To begin the daunting task of compressing 18 months of well-worn events into a dramatic series, Alexander and Karaszweski read Toobin’s book. Then they read it two more times. Then they read books authored by other participants in the trial, every article they could find, and watched archival footage. Through their research they learned, for example, that Darden thought of Cochran as a mentor before the trial.

“What we found was that by investigating the personal lives of these characters, it made everything so much richer,” Alexander said. “And it made it a story of Los Angeles and America, and not just about the trial — what this whole city was going through at the time. When in doubt, though, we always went back to Jeff.”

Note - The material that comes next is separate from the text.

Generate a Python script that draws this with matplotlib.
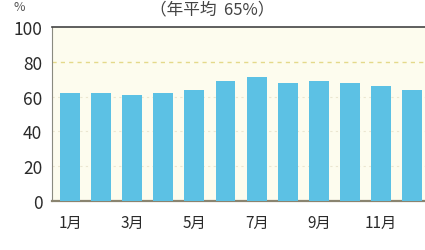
import numpy as np
import matplotlib.pyplot as plt

plt.rcParams['font.family'] = ['Noto Sans CJK JP', 'DejaVu Sans']

months = [f"{m}月" for m in range(1, 13)]
values = [62, 62, 61, 62, 64, 69, 71, 68, 69, 68, 66, 64]
yticks = [0, 20, 40, 60, 80, 100]
title = "（年平均  65%）"

W, H = 425, 251
fig = plt.figure(figsize=(W / 100, H / 100), dpi=100)
# axes: left edge x=52, top y=28, bottom y=202, runs past right edge
ax = fig.add_axes([52 / W, 1 - 202 / H, (W - 52) / W + 0.01, (202 - 28) / H])
ax.set_facecolor('#fdfcee')

x = np.arange(1, 13)
ax.bar(x, values, width=0.64, color='#5cc1e4', zorder=3)
ax.set_xlim(0.42, 12.55)
ax.set_ylim(0, 100)

for v in (20, 40, 60):
    ax.axhline(v, color='#ebe6d0', lw=0.8, ls=(0, (2, 3)), zorder=1)
ax.axhline(80, color='#e4d98a', lw=1.0, ls=(0, (3, 3)), zorder=1)

ax.set_yticks(yticks)
ax.set_yticklabels([str(t) for t in yticks], fontsize=12.5, color='#2a2a2a')
ax.set_xticks(x[::2])
ax.set_xticklabels(months[::2], fontsize=11, color='#2a2a2a')
ax.tick_params(length=0)
ax.tick_params(axis='x', pad=9)
ax.tick_params(axis='y', pad=7)

ax.spines['right'].set_visible(False)
ax.spines['top'].set_color('#444444')
ax.spines['top'].set_linewidth(1.2)
ax.spines['left'].set_color('#8a8a80')
ax.spines['bottom'].set_color('#8a8470')
ax.spines['bottom'].set_linewidth(1.6)

fig.text(19 / W, 1 - 11 / H, '%', fontsize=9, color='#555555', ha='center', va='baseline')
fig.text(212 / W, 1 - 14 / H, title, fontsize=12, color='#444444', ha='center', va='baseline')

fig.savefig('out.png', dpi=100)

After they completed their outline and wrote the first two scripts, Alexander and Karaszewski hired four writers and structured episodes around themes: police and race, the advent of the 24-hour news cycle, the beginning of reality television, gender politics, socioeconomic differences between civil-servant prosecutors and criminal-defense attorneys. If their story has a plot, Karaszweski said, it is how the case fell through the prosecution’s fingers.

“When people talk about the case, they do discuss race, and obviously we discussed race quite a bit, too,” Karaszweski said. “But we also discussed class — the idea that the defense team is made up of people who are very wealthy and Marcia and Chris are not. Very rarely has this case been looked at through gender. The stuff that Marcia Clark had to go through is very different than what the male lawyers do. F. Lee Bailey never had to wake up and see a magazine making fun of his haircut or say that he’s frumpy or argue, can’t he just relax a bit?

When it came to establishing tone, the creators stuck to what they knew — a well-paced combination of high drama and satire in the vein of Dog Day Afternoon. “It’s a trial about a celebrity accused of murdering two innocent people,” Alexander said. “It’s a very serious story, but Larry and I approach all of our biopics by throwing in a lot of comedy to levy the seriousness along the way and have fun with the characters.”

To that end, a couple of amusing scenes involving the Kardashians as children are completely imaginary, but they’re executed with a wink, Karaszweski said. “As a journalist, I would never write a scene like that unless I had sources that said that scene took place,” Toobin said. “But this is a dramatization, not a documentary. As a participant in this project, I thought it was vivid and real and terrific that [Robert Kardashian’s] character could be explored in that way.” Played by Schwimmer, the late Kardashian was Simpson’s loyal friend who became a household name when he read the football star’s alleged suicide note on national television.

The writers and producers chose to leave Brown Simpson and Goldman out of the story as characters — their gruesome murders are not depicted, and neither one of them is portrayed while still alive. In recent days, the families of the victims have protested that producers did not consult with them on the project. It’s a perspective that often gets lost in the true-crime series that have become a recent national obsession, from the Serial podcast in late 2014 to Netflix’s jaw-dropping Making a Murderer. “We never wanted to feel like we were exploiting the victims,” Jacobson said of leaving them out. “There’s a line in the series in which Ron Goldman’s father says, ‘My son has become a footnote in his own murder,’ that speaks very much to the way in which they were not given justice in terms of how the case was about everything but them, and how painful that was.”

Ultimately, the creators kept their focus on presenting the case as it unfolded — with 20 years’ worth of perspective — in hopes that viewers will see nuance in the trial that became a televised circus.

“I may not have changed my point of view about the evidence, but I understand the narrative that was built by the defense, and why the jury found the narrative compelling in a way that I just didn’t 20 years ago,” FX Networks CEO John Landgraf said. “I suspect that just as much as I’m better able to understand, humanize, and sympathize with the point of view of those who thought he was innocent, many people who thought he was innocent will be better able to see and perhaps empathize with those who thought he was guilty. Best-case scenario: If we can see a little bit more nuance in the O.J. case, maybe we can do the same on issues that are more burning right at the moment.”